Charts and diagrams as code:
+===+

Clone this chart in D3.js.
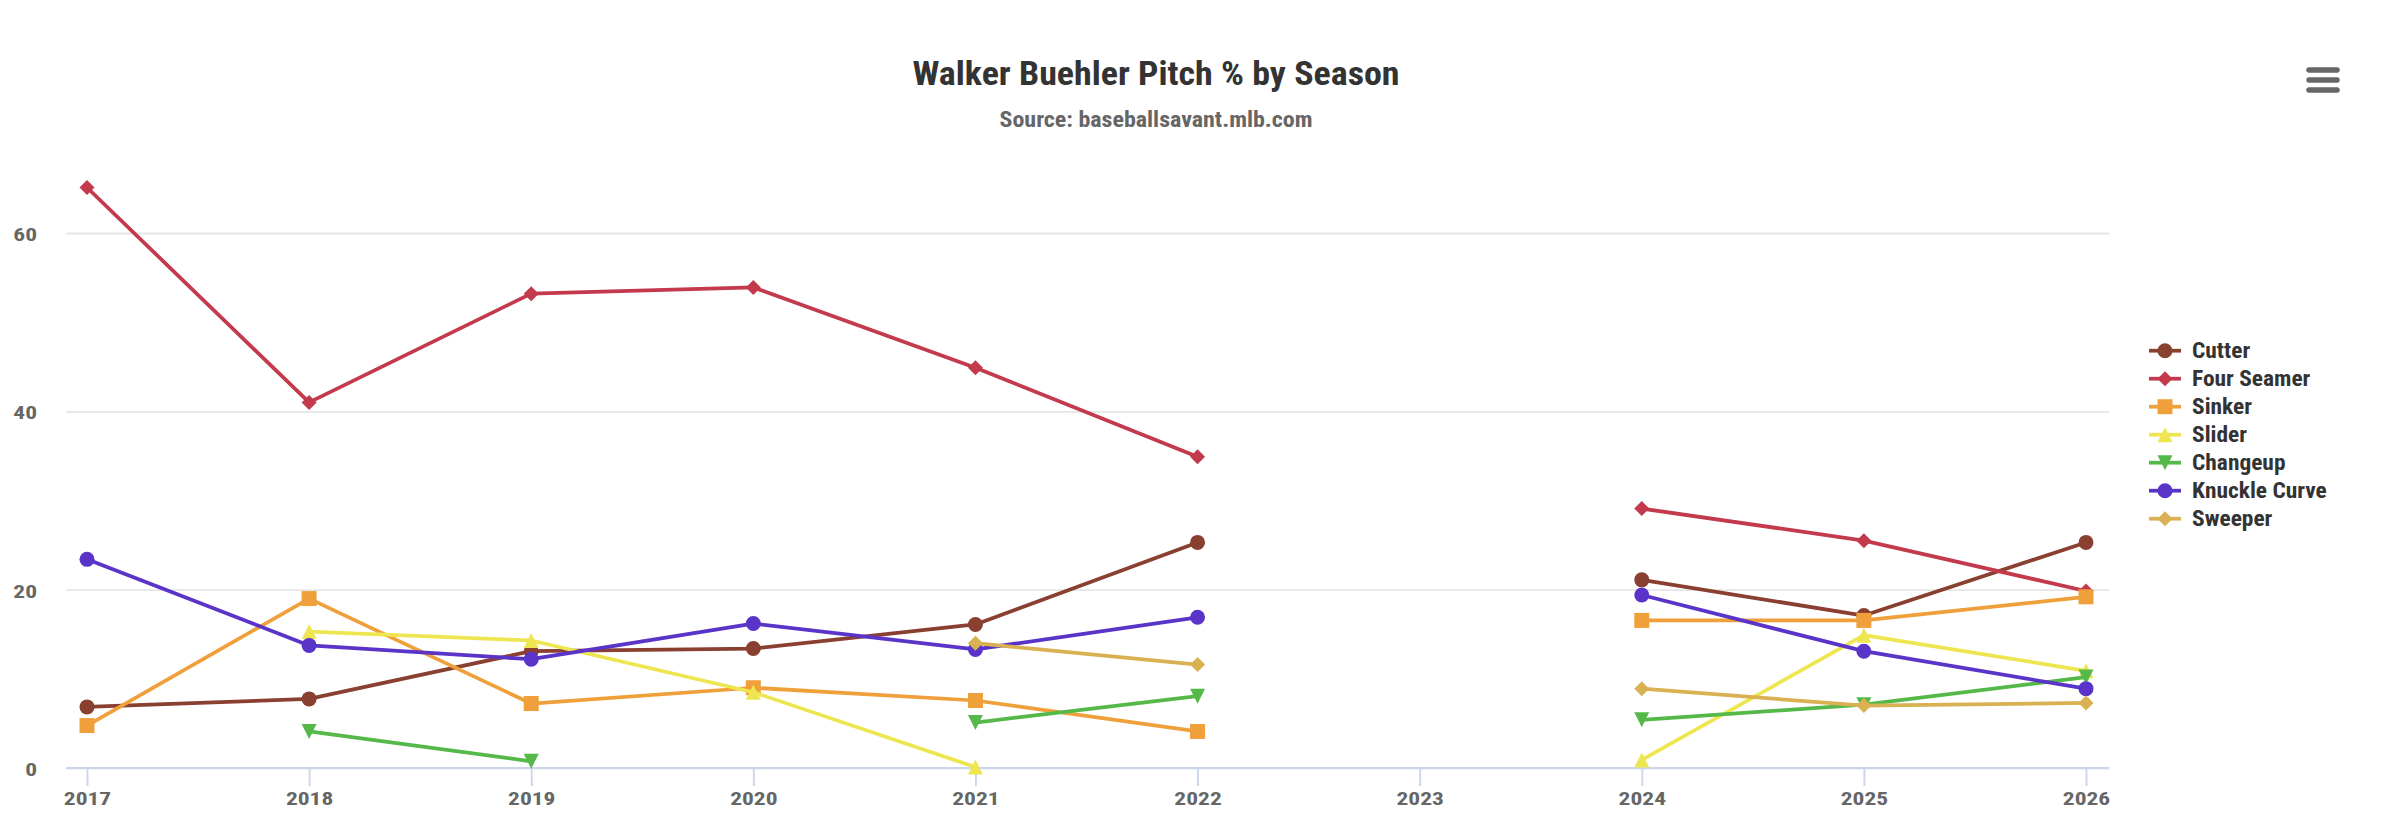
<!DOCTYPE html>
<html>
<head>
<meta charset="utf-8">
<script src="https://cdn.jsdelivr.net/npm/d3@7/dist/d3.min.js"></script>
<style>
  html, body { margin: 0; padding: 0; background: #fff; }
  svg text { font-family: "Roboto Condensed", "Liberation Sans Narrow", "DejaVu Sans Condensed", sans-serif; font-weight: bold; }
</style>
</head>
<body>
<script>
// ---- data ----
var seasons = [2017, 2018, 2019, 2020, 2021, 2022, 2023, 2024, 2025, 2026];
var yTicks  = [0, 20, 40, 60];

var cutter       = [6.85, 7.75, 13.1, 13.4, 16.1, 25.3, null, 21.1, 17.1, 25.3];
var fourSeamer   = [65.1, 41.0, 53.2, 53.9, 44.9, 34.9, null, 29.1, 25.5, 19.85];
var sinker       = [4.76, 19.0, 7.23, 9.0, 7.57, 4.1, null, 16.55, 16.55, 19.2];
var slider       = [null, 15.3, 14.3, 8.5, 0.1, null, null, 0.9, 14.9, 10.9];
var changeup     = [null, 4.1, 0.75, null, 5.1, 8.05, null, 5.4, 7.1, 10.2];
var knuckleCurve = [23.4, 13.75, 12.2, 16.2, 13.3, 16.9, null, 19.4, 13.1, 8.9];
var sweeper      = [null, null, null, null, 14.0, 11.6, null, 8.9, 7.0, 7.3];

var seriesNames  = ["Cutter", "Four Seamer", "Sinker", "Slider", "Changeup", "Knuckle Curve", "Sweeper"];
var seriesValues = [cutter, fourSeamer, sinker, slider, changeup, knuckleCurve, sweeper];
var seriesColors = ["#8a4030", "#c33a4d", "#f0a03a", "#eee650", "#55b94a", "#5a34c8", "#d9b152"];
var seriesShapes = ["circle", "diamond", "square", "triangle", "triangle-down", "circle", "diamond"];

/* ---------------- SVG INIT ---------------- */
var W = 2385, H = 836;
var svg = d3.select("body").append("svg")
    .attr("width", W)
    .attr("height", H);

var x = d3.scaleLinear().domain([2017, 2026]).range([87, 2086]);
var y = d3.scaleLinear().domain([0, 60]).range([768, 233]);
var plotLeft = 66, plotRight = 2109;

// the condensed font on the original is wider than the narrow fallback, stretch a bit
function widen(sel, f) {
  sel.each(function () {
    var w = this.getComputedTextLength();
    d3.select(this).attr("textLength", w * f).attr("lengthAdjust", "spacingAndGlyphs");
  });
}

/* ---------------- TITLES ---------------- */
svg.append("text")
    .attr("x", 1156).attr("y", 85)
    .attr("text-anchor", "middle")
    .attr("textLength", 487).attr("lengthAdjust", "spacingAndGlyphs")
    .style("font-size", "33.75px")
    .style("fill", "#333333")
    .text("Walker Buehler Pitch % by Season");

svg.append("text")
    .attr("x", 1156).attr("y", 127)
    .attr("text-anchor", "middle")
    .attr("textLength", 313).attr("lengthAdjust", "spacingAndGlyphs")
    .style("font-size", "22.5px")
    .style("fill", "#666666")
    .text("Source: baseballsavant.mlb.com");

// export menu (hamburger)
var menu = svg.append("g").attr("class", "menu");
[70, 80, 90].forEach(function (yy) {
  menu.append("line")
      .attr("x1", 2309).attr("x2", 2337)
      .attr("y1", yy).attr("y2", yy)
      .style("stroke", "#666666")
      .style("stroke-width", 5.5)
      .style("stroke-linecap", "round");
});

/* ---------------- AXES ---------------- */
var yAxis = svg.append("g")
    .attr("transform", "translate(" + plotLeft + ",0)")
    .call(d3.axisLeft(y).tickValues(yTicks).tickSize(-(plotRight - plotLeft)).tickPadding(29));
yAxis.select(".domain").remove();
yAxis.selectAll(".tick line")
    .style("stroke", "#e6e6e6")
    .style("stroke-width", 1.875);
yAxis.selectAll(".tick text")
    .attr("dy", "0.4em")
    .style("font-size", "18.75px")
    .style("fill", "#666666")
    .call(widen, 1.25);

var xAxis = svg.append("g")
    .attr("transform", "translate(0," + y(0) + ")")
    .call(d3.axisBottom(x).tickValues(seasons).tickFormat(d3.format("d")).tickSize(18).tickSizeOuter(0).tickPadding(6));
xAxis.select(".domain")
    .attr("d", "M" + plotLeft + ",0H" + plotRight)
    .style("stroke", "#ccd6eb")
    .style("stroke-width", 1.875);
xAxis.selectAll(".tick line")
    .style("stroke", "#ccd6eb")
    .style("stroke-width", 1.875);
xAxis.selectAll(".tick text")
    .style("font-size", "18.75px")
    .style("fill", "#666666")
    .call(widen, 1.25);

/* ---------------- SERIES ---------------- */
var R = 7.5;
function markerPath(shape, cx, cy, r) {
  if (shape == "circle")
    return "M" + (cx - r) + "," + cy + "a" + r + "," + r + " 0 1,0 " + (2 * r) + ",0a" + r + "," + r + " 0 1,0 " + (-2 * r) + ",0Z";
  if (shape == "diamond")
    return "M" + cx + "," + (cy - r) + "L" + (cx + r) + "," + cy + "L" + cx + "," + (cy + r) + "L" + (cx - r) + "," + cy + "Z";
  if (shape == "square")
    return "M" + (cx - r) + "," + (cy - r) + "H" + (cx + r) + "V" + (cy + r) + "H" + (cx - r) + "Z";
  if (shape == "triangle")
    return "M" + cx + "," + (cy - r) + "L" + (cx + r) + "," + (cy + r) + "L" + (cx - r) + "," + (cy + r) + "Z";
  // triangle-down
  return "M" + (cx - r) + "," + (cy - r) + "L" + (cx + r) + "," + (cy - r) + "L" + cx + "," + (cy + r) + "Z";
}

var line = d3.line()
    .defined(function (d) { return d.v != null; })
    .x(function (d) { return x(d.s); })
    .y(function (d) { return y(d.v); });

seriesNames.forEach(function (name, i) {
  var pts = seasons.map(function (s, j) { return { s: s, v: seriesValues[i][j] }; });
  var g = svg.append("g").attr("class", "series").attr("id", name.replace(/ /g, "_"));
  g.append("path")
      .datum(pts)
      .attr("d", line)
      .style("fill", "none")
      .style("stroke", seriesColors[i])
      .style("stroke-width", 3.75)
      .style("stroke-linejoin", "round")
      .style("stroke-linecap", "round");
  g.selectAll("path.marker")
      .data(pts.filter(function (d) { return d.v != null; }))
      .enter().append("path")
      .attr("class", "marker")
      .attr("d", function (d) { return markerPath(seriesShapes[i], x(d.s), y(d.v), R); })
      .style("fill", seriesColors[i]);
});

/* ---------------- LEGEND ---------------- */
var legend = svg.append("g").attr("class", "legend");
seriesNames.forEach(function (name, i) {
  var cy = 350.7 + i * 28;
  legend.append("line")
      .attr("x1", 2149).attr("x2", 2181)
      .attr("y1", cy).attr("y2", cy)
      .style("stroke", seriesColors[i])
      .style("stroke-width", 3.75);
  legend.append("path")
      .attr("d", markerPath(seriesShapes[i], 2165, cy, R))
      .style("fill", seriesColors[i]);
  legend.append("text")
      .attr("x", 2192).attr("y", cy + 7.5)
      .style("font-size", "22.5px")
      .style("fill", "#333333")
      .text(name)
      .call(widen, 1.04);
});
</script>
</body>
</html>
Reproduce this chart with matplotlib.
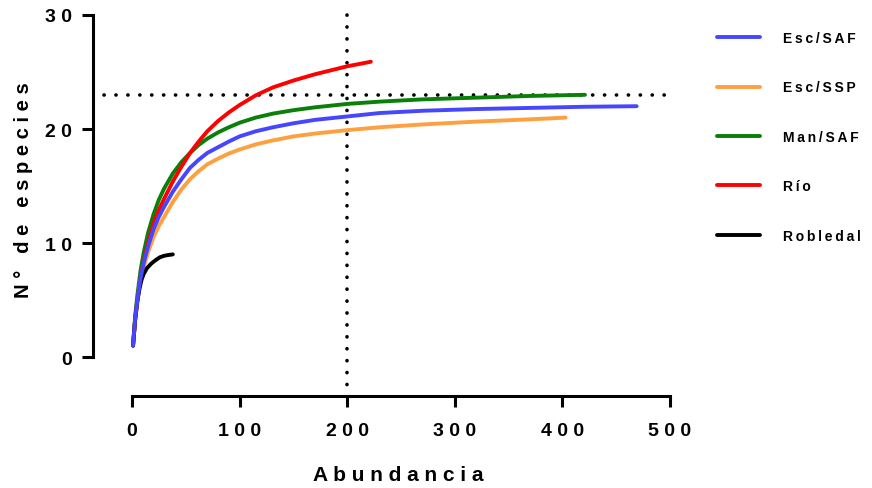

+===+

• Job
Transcribe the records word for word and include no pictures.

• Answer for the task
Clone this chart in D3.js.
<!DOCTYPE html>
<html>
<head>
<meta charset="utf-8">
<script src="https://cdn.jsdelivr.net/npm/d3@7/dist/d3.min.js"></script>
<style>
  html, body { margin: 0; padding: 0; background: #fff; }
  svg text { font-family: "Roboto Condensed", "Liberation Sans Narrow", "DejaVu Sans Condensed", sans-serif; font-weight: bold; }
</style>
</head>
<body>
<script>
// ---- data ----
var seasons = [2017, 2018, 2019, 2020, 2021, 2022, 2023, 2024, 2025, 2026];
var yTicks  = [0, 20, 40, 60];

var cutter       = [6.85, 7.75, 13.1, 13.4, 16.1, 25.3, null, 21.1, 17.1, 25.3];
var fourSeamer   = [65.1, 41.0, 53.2, 53.9, 44.9, 34.9, null, 29.1, 25.5, 19.85];
var sinker       = [4.76, 19.0, 7.23, 9.0, 7.57, 4.1, null, 16.55, 16.55, 19.2];
var slider       = [null, 15.3, 14.3, 8.5, 0.1, null, null, 0.9, 14.9, 10.9];
var changeup     = [null, 4.1, 0.75, null, 5.1, 8.05, null, 5.4, 7.1, 10.2];
var knuckleCurve = [23.4, 13.75, 12.2, 16.2, 13.3, 16.9, null, 19.4, 13.1, 8.9];
var sweeper      = [null, null, null, null, 14.0, 11.6, null, 8.9, 7.0, 7.3];

var seriesNames  = ["Cutter", "Four Seamer", "Sinker", "Slider", "Changeup", "Knuckle Curve", "Sweeper"];
var seriesValues = [cutter, fourSeamer, sinker, slider, changeup, knuckleCurve, sweeper];
var seriesColors = ["#8a4030", "#c33a4d", "#f0a03a", "#eee650", "#55b94a", "#5a34c8", "#d9b152"];
var seriesShapes = ["circle", "diamond", "square", "triangle", "triangle-down", "circle", "diamond"];

/* ---------------- SVG INIT ---------------- */
var W = 2385, H = 836;
var svg = d3.select("body").append("svg")
    .attr("width", W)
    .attr("height", H);

var x = d3.scaleLinear().domain([2017, 2026]).range([87, 2086]);
var y = d3.scaleLinear().domain([0, 60]).range([768, 233]);
var plotLeft = 66, plotRight = 2109;

// the condensed font on the original is wider than the narrow fallback, stretch a bit
function widen(sel, f) {
  sel.each(function () {
    var w = this.getComputedTextLength();
    d3.select(this).attr("textLength", w * f).attr("lengthAdjust", "spacingAndGlyphs");
  });
}

/* ---------------- TITLES ---------------- */
svg.append("text")
    .attr("x", 1156).attr("y", 85)
    .attr("text-anchor", "middle")
    .attr("textLength", 487).attr("lengthAdjust", "spacingAndGlyphs")
    .style("font-size", "33.75px")
    .style("fill", "#333333")
    .text("Walker Buehler Pitch % by Season");

svg.append("text")
    .attr("x", 1156).attr("y", 127)
    .attr("text-anchor", "middle")
    .attr("textLength", 313).attr("lengthAdjust", "spacingAndGlyphs")
    .style("font-size", "22.5px")
    .style("fill", "#666666")
    .text("Source: baseballsavant.mlb.com");

// export menu (hamburger)
var menu = svg.append("g").attr("class", "menu");
[70, 80, 90].forEach(function (yy) {
  menu.append("line")
      .attr("x1", 2309).attr("x2", 2337)
      .attr("y1", yy).attr("y2", yy)
      .style("stroke", "#666666")
      .style("stroke-width", 5.5)
      .style("stroke-linecap", "round");
});

/* ---------------- AXES ---------------- */
var yAxis = svg.append("g")
    .attr("transform", "translate(" + plotLeft + ",0)")
    .call(d3.axisLeft(y).tickValues(yTicks).tickSize(-(plotRight - plotLeft)).tickPadding(29));
yAxis.select(".domain").remove();
yAxis.selectAll(".tick line")
    .style("stroke", "#e6e6e6")
    .style("stroke-width", 1.875);
yAxis.selectAll(".tick text")
    .attr("dy", "0.4em")
    .style("font-size", "18.75px")
    .style("fill", "#666666")
    .call(widen, 1.25);

var xAxis = svg.append("g")
    .attr("transform", "translate(0," + y(0) + ")")
    .call(d3.axisBottom(x).tickValues(seasons).tickFormat(d3.format("d")).tickSize(18).tickSizeOuter(0).tickPadding(6));
xAxis.select(".domain")
    .attr("d", "M" + plotLeft + ",0H" + plotRight)
    .style("stroke", "#ccd6eb")
    .style("stroke-width", 1.875);
xAxis.selectAll(".tick line")
    .style("stroke", "#ccd6eb")
    .style("stroke-width", 1.875);
xAxis.selectAll(".tick text")
    .style("font-size", "18.75px")
    .style("fill", "#666666")
    .call(widen, 1.25);

/* ---------------- SERIES ---------------- */
var R = 7.5;
function markerPath(shape, cx, cy, r) {
  if (shape == "circle")
    return "M" + (cx - r) + "," + cy + "a" + r + "," + r + " 0 1,0 " + (2 * r) + ",0a" + r + "," + r + " 0 1,0 " + (-2 * r) + ",0Z";
  if (shape == "diamond")
    return "M" + cx + "," + (cy - r) + "L" + (cx + r) + "," + cy + "L" + cx + "," + (cy + r) + "L" + (cx - r) + "," + cy + "Z";
  if (shape == "square")
    return "M" + (cx - r) + "," + (cy - r) + "H" + (cx + r) + "V" + (cy + r) + "H" + (cx - r) + "Z";
  if (shape == "triangle")
    return "M" + cx + "," + (cy - r) + "L" + (cx + r) + "," + (cy + r) + "L" + (cx - r) + "," + (cy + r) + "Z";
  // triangle-down
  return "M" + (cx - r) + "," + (cy - r) + "L" + (cx + r) + "," + (cy - r) + "L" + cx + "," + (cy + r) + "Z";
}

var line = d3.line()
    .defined(function (d) { return d.v != null; })
    .x(function (d) { return x(d.s); })
    .y(function (d) { return y(d.v); });

seriesNames.forEach(function (name, i) {
  var pts = seasons.map(function (s, j) { return { s: s, v: seriesValues[i][j] }; });
  var g = svg.append("g").attr("class", "series").attr("id", name.replace(/ /g, "_"));
  g.append("path")
      .datum(pts)
      .attr("d", line)
      .style("fill", "none")
      .style("stroke", seriesColors[i])
      .style("stroke-width", 3.75)
      .style("stroke-linejoin", "round")
      .style("stroke-linecap", "round");
  g.selectAll("path.marker")
      .data(pts.filter(function (d) { return d.v != null; }))
      .enter().append("path")
      .attr("class", "marker")
      .attr("d", function (d) { return markerPath(seriesShapes[i], x(d.s), y(d.v), R); })
      .style("fill", seriesColors[i]);
});

/* ---------------- LEGEND ---------------- */
var legend = svg.append("g").attr("class", "legend");
seriesNames.forEach(function (name, i) {
  var cy = 350.7 + i * 28;
  legend.append("line")
      .attr("x1", 2149).attr("x2", 2181)
      .attr("y1", cy).attr("y2", cy)
      .style("stroke", seriesColors[i])
      .style("stroke-width", 3.75);
  legend.append("path")
      .attr("d", markerPath(seriesShapes[i], 2165, cy, R))
      .style("fill", seriesColors[i]);
  legend.append("text")
      .attr("x", 2192).attr("y", cy + 7.5)
      .style("font-size", "22.5px")
      .style("fill", "#333333")
      .text(name)
      .call(widen, 1.04);
});
</script>
</body>
</html>
Reproduce this chart with matplotlib.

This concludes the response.